The Wiki also references some other ways to do it without hints and it is about setting query planner parameters. This not easy to do for a single query and the risk is that it has side effects on other queries. With pg_hint_plan
you can set them for one query with /*+ Set( parameter value) */
. You can also change one index access or join method for one table or one join only. Without hints, people will refactor their SQL, add dummy conditions to skip the indexes, and this will bring more problems than hints.
When PostgreSQL introduced the possibility to inline the Common Table Expressions it was clear that this may not be the best to do for all queries with a WITH clause. Other databases like Oracle add a /*+ materialize */
or /*+ inline */ hint to control this. Because of the lack of hints in PostgreSQL, this was added in the WITH clause syntax, breaking the SQL semantic (which should declare the expected result and not the way to get it). It also break the compatibility as the WITH ... MATERIALIZE provides the same behavior as previous versions but fails with them.

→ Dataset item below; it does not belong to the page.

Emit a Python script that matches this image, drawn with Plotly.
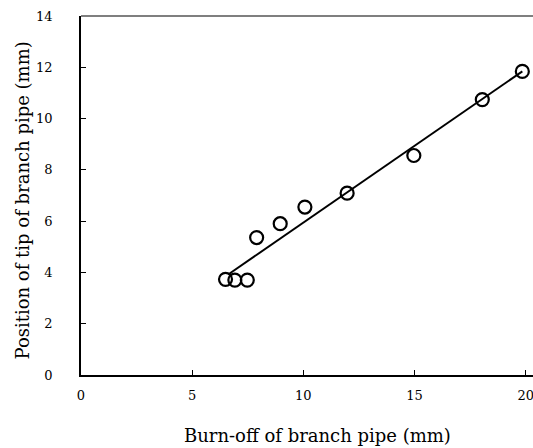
import plotly.graph_objects as go

burn_off = [6.50, 6.92, 7.48, 7.90, 8.96, 10.07, 11.97, 14.97, 18.05, 19.85]
tip_pos = [3.73, 3.70, 3.70, 5.36, 5.90, 6.55, 7.09, 8.56, 10.74, 11.84]
fit_x = [6.62, 19.85]
fit_y = [3.92, 11.84]
x_ticks = [0, 5, 10, 15, 20]
y_ticks = [0, 2, 4, 6, 8, 10, 12, 14]
x_title = "Burn-off of branch pipe (mm)"
y_title = "Position of tip of branch pipe (mm)"

FONT = "DejaVu Serif"

fig = go.Figure()
fig.add_trace(go.Scatter(x=fit_x, y=fit_y, mode="lines", cliponaxis=False,
                         line=dict(color="black", width=2), showlegend=False))
fig.add_trace(go.Scatter(x=burn_off, y=tip_pos, mode="markers", cliponaxis=False,
                         marker=dict(symbol="circle-open", size=13, color="black",
                                     line=dict(width=2.2, color="black")),
                         showlegend=False))

fig.update_layout(
    width=533, height=448,
    margin=dict(l=81, r=0, t=16, b=73),
    paper_bgcolor="white", plot_bgcolor="white",
    font=dict(family=FONT, color="black", size=13),
    xaxis=dict(range=[0, 20.33], tickvals=x_ticks, ticks="inside", ticklen=5,
               tickcolor="black", showline=True, linecolor="black", linewidth=1.5,
               showgrid=False, zeroline=False, ticklabelstandoff=8, automargin=False,
               ticklabeloverflow="allow",
               tickfont=dict(family=FONT, size=13)),
    yaxis=dict(range=[0, 14], tickvals=y_ticks, ticks="inside", ticklen=5,
               tickcolor="black", showline=True, linecolor="black", linewidth=1.5,
               showgrid=False, zeroline=False, ticklabelstandoff=24, automargin=False,
               ticklabeloverflow="allow",
               tickfont=dict(family=FONT, size=13)),
    shapes=[dict(type="line", xref="paper", yref="paper", x0=0, x1=1, y0=1, y1=1,
                 line=dict(color="#555555", width=1.5))],
    annotations=[
        dict(text=x_title, xref="paper", yref="paper", x=0.524, y=0, yshift=-60,
             xanchor="center", yanchor="middle", showarrow=False,
             font=dict(family=FONT, size=18)),
        dict(text=y_title, xref="paper", yref="paper", x=0, y=0.5, xshift=-59, yshift=-5,
             xanchor="center", yanchor="middle", textangle=-90, showarrow=False,
             font=dict(family=FONT, size=18)),
    ],
)

# remove the default 8px page margin so the figure sits at the window's top-left corner
fig.write_html("out.html",
               config={"displayModeBar": False},
               post_script="document.body.style.margin='0';document.body.style.overflow='hidden';")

That said, the queries in your application where you use hints should be well-documented with the reason for adding the hint. If there's an issue with the query planner, report the issue and follow up to know when you can remove your hint.
Many PostgreSQL-compatible databases install pg_hint_plan
by default, like Amazon Aurora or YugabyteDB. It is harmless. As any feature, it can hurt if you use it in a bad way, but having it already installed will save you a lot of time the day when you will have to understand an execution plan.